Sabendo que os sujeitos podem alterar seus projetos e percursos a qualquer momento, as pedagogias, como os mísseis inteligentes, precisam alcançá-los em deslocamento, em formação.
Em nossos dias, instituições de diversos tipos, como bancos, empresas, organizações midiáticas, corporações, etc., dedicam-se a educar as pessoas em direção aos mais variados objetivos e interesses. Jorge Larrosa e Alfredo Veiga-Neto sublinham que isso faz parte da “construção de uma sociedade completamente pedagogizada, em que todas as práticas sociais se pensam com um molde pedagógico” [Educação e Governamento, em «Inclusão escolar: conjunto de práticas que governam», 2009]. Para que possamos compreender este processo de pedagogização da sociedade, Zygmunt Bauman nos oferece um argumento interessante. Ao apontar que a ideia de educação permanente se tornou mais amplamente aceita a partir do início do século XXI, especialmente com as aceleradas mudanças sociopolíticas e culturais, o autor traz um exemplo em que compara mísseis balísticos e mísseis inteligentes. Explica que os mísseis balísticos são uma potente arma quando o alvo está posicionado, quando se sabe de antemão a quantidade de pólvora necessária e o ponto de aterrissagem. Contudo, caso o alvo comece a se mover rapidamente, tais mísseis se tornam inócuos. Nestes casos, são apropriados os mísseis inteligentes, capazes de alterar seu percurso mesmo quando já em movimento. Os mísseis inteligentes não dependem de alvos preestabelecidos ou de objetivos definidos antes de seu lançamento. Eles são projetados para aprender no ar, para localizar alvos durante o percurso [Desafios pedagógicos e modernidade líquida, em «Cadernos de Pesquisa», mai/ago 2009]. Essa analogia é adequada para pensar que, há algumas décadas, a pedagogia, como um míssil balístico, reconhecia seus alvos, ajustava seus saberes a eles e os resultados eram alcançados no tempo previsto. O míssil era lançado e o alvo estaria lá, tal e qual esperado.
Pedagogias como mísseis. As transformações do tempo presente inviabilizaram este projeto, adequado à lógica de sociedades sólidas. Hoje, como as possibilidades são múltiplas e imprevisíveis, apenas mísseis inteligentes, que localizam alvos em qualquer percurso, a qualquer momento, conseguem ser efetivos. Nesta lógica, as pedagogias, assim como os mísseis, devem alcançar os diferentes espaços da vida, devem adentrar lugares incomuns para, em todos eles, dirigir as condutas dos sujeitos.

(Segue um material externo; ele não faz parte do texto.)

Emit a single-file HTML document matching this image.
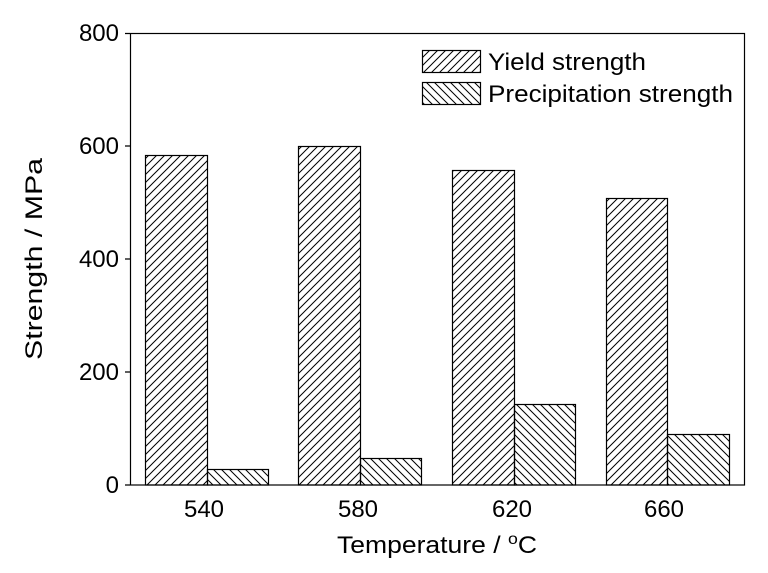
<!DOCTYPE html><html><head><style>body{margin:0;background:#fff}</style></head><body>
<svg width="768" height="568" xmlns="http://www.w3.org/2000/svg" font-family="Liberation Sans, Arial, sans-serif">
<defs>
<pattern id="f" width="8" height="8" patternUnits="userSpaceOnUse"><path d="M-2,2 L2,-2 M0,8 L8,0 M6,10 L10,6" stroke="#000" stroke-width="1"/></pattern>
<pattern id="b" width="8" height="8" patternUnits="userSpaceOnUse"><path d="M-2,6 L2,10 M0,0 L8,8 M6,-2 L10,2" stroke="#000" stroke-width="1"/></pattern>
</defs>
<rect x="130.5" y="33.5" width="614" height="451.5" fill="none" stroke="#000" stroke-width="1.2"/>
<g stroke="#000" stroke-width="1.2" fill="none">
<rect x="145.5" y="155.5" width="62" height="329.5" fill="url(#f)"/>
<rect x="207.5" y="469.5" width="61" height="15.5" fill="url(#b)"/>
<rect x="298.5" y="146.5" width="62" height="338.5" fill="url(#f)"/>
<rect x="360.5" y="458.5" width="61" height="26.5" fill="url(#b)"/>
<rect x="452.5" y="170.5" width="62" height="314.5" fill="url(#f)"/>
<rect x="514.5" y="404.5" width="61" height="80.5" fill="url(#b)"/>
<rect x="606.5" y="198.5" width="61" height="286.5" fill="url(#f)"/>
<rect x="667.5" y="434.5" width="62" height="50.5" fill="url(#b)"/>
<rect x="422.5" y="50.5" width="58" height="22" fill="url(#f)"/>
<rect x="422.5" y="82.5" width="58" height="22" fill="url(#b)"/>
<path d="M125 485h5M125 372h5M125 259h5M125 146h5M125 33.5h5"/>
</g>
<g font-size="24" fill="#000">
<text x="119" y="493" text-anchor="end">0</text>
<text x="119" y="380" text-anchor="end">200</text>
<text x="119" y="267" text-anchor="end">400</text>
<text x="119" y="154" text-anchor="end">600</text>
<text x="119" y="41" text-anchor="end">800</text>
<text x="204" y="517" text-anchor="middle">540</text>
<text x="358" y="517" text-anchor="middle">580</text>
<text x="512" y="517" text-anchor="middle">620</text>
<text x="664" y="517" text-anchor="middle">660</text>
<text x="488" y="70" textLength="158" lengthAdjust="spacingAndGlyphs">Yield strength</text>
<text x="488" y="102" textLength="245" lengthAdjust="spacingAndGlyphs">Precipitation strength</text>
<text x="337" y="553" textLength="200" lengthAdjust="spacingAndGlyphs">Temperature / <tspan dy="-9" font-size="16">o</tspan><tspan dy="9">C</tspan></text>
<text transform="translate(42,259) rotate(-90)" text-anchor="middle" textLength="202" lengthAdjust="spacingAndGlyphs">Strength / MPa</text>
</g>
</svg></body></html>
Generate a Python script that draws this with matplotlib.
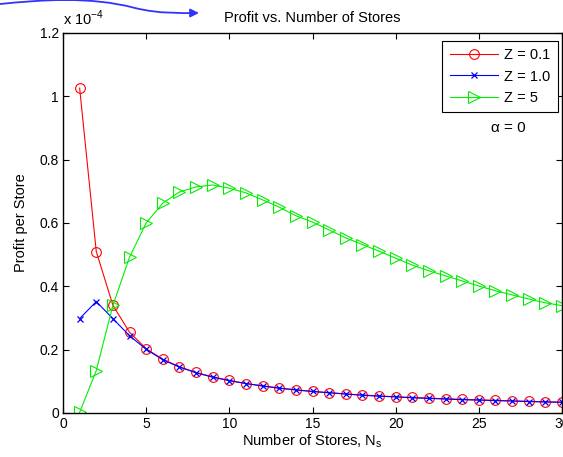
import matplotlib
matplotlib.use("Agg")
import matplotlib.pyplot as plt
from matplotlib.path import Path
from matplotlib.patches import FancyArrowPatch

plt.rcParams['font.family'] = ['Liberation Sans', 'DejaVu Sans']

# number of stores
stores = list(range(1, 31))

# profit per store, in units of 1e-4
z01 = [1.026, 0.510, 0.340, 0.255, 0.203, 0.170, 0.146, 0.128, 0.114, 0.103,
       0.093, 0.086, 0.079, 0.073, 0.068, 0.064, 0.060, 0.057, 0.054, 0.051,
       0.049, 0.047, 0.045, 0.043, 0.041, 0.040, 0.038, 0.037, 0.035, 0.034]
z10 = [0.298, 0.352, 0.298, 0.244, 0.201, 0.168, 0.145, 0.127, 0.113, 0.102,
       0.093, 0.085, 0.078, 0.073, 0.068, 0.064, 0.060, 0.056, 0.053, 0.051,
       0.048, 0.046, 0.044, 0.042, 0.041, 0.039, 0.038, 0.036, 0.035, 0.034]
z5 = [0.002, 0.134, 0.340, 0.492, 0.600, 0.663, 0.698, 0.714, 0.720, 0.710,
      0.695, 0.673, 0.650, 0.623, 0.603, 0.578, 0.553, 0.532, 0.511, 0.489,
      0.467, 0.449, 0.433, 0.417, 0.401, 0.386, 0.373, 0.360, 0.348, 0.339]

series_labels = ['Z = 0.1', 'Z = 1.0', 'Z = 5']
x_ticks = [0, 5, 10, 15, 20, 25, 30]
y_ticks = [0, 0.2, 0.4, 0.6, 0.8, 1.0, 1.2]
y_ticklabels = ['0', '0.2', '0.4', '0.6', '0.8', '1', '1.2']

W, H = 563, 457
fig = plt.figure(figsize=(W / 100, H / 100), dpi=100)
ax = fig.add_axes([63 / W, 44 / H, (562 - 63) / W, (413 - 33) / H])

ax.plot(stores, z01, color='#ff0000', lw=0.8, marker='o', ms=7, mfc='none', mec='#ff0000', mew=0.8, label=series_labels[0])
ax.plot(stores, z10, color='#0000ff', lw=0.8, marker='x', ms=4, mew=0.9, label=series_labels[1])
ax.plot(stores, z5, color='#00ee00', lw=0.8, marker='>', ms=8, mfc='none', mec='#00ee00', mew=0.8, label=series_labels[2])

ax.set_xlim(0, 30)
ax.set_ylim(0, 1.2)
ax.set_xticks(x_ticks)
ax.set_yticks(y_ticks)
ax.set_yticklabels(y_ticklabels)
ax.tick_params(direction='in', top=True, right=True, length=4, width=0.8, labelsize=10, pad=3)
for s in ax.spines.values():
    s.set_linewidth(1.0)

ax.set_xlabel('Number of Stores, N$_\\mathregular{s}$', fontsize=10.5, labelpad=1)
ax.set_ylabel('Profit per Store', fontsize=10.5, labelpad=8)
ax.set_title('Profit vs. Number of Stores', fontsize=10.5, pad=8)

fig.text(63 / W, (H - 25) / H, 'x 10$^{\\mathregular{-4}}$', fontsize=10.5, ha='left', va='baseline')
ax.text(26.8, 0.9, 'α = 0', fontsize=11, ha='center', va='center')

leg = ax.legend(loc='upper right', bbox_to_anchor=((558 - 63) / 499, (413 - 41) / 380),
                fontsize=10.5, frameon=True, fancybox=False, edgecolor='black', framealpha=1,
                borderaxespad=0, handlelength=3.3, handletextpad=0.45,
                labelspacing=0.5, borderpad=0.5)
leg.get_frame().set_linewidth(0.8)

# blue hand-drawn arrow at the top left
pts = [(0, 4), (40, 0), (90, -4), (135, 8), (160, 14), (180, 13), (199, 13)]
codes = [Path.MOVETO, Path.CURVE4, Path.CURVE4, Path.CURVE4, Path.CURVE4, Path.CURVE4, Path.CURVE4]
verts = [(px, H - py) for px, py in pts]
arrow = FancyArrowPatch(path=Path(verts, codes), arrowstyle='-|>,head_length=5,head_width=2.5',
                        color='#3333ff', lw=1.3, transform=None)
fig.add_artist(arrow)

fig.savefig('out.png', dpi=100)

Precisam ser inteligentes o suficiente para se redirecionarem e reconfigurarem a cada instante, compreendendo que assim como novas formas de escape surgem, novas maneiras de captura e coordenação precisam ser de imediato inventadas. Podemos pensar, então, que a pedagogização da sociedade vincula-se ao desejo sempre reatualizado de conduzir condutas, aliado a renovadas intencionalidades pedagógicas. Sabendo que os sujeitos podem alterar seus projetos e percursos a qualquer momento, as pedagogias, como os mísseis inteligentes, precisam alcançá-los em deslocamento, em formação. A pedagogia a serviço de uma educação permanente assume que condutas devem ser conduzidas em todas as searas da vida, e articula-se para capturar sujeitos segundo ordens e racionalidades em voga em cada tempo, lugar e circunstância. As sociedades totalmente pedagogizadas garantem que um sempre crescente número de sujeitos se encaixe e direcione para os projetos visados. Assim, viver em uma sociedade pedagogizada é viver em um tempo onde todos devem, inescapavelmente, integrar as lógicas vigentes. Um tempo em que praticamente todos os espaços são pedagógicos, porque nesse processo de individualização e de globalização que marca nosso presente, o movimento de conduzir condutas está orientado por interesses políticos e econômicos, pelos imperativos do mercado, pela constante produção de commodities, mesmo que estas sejam as próprias pessoas.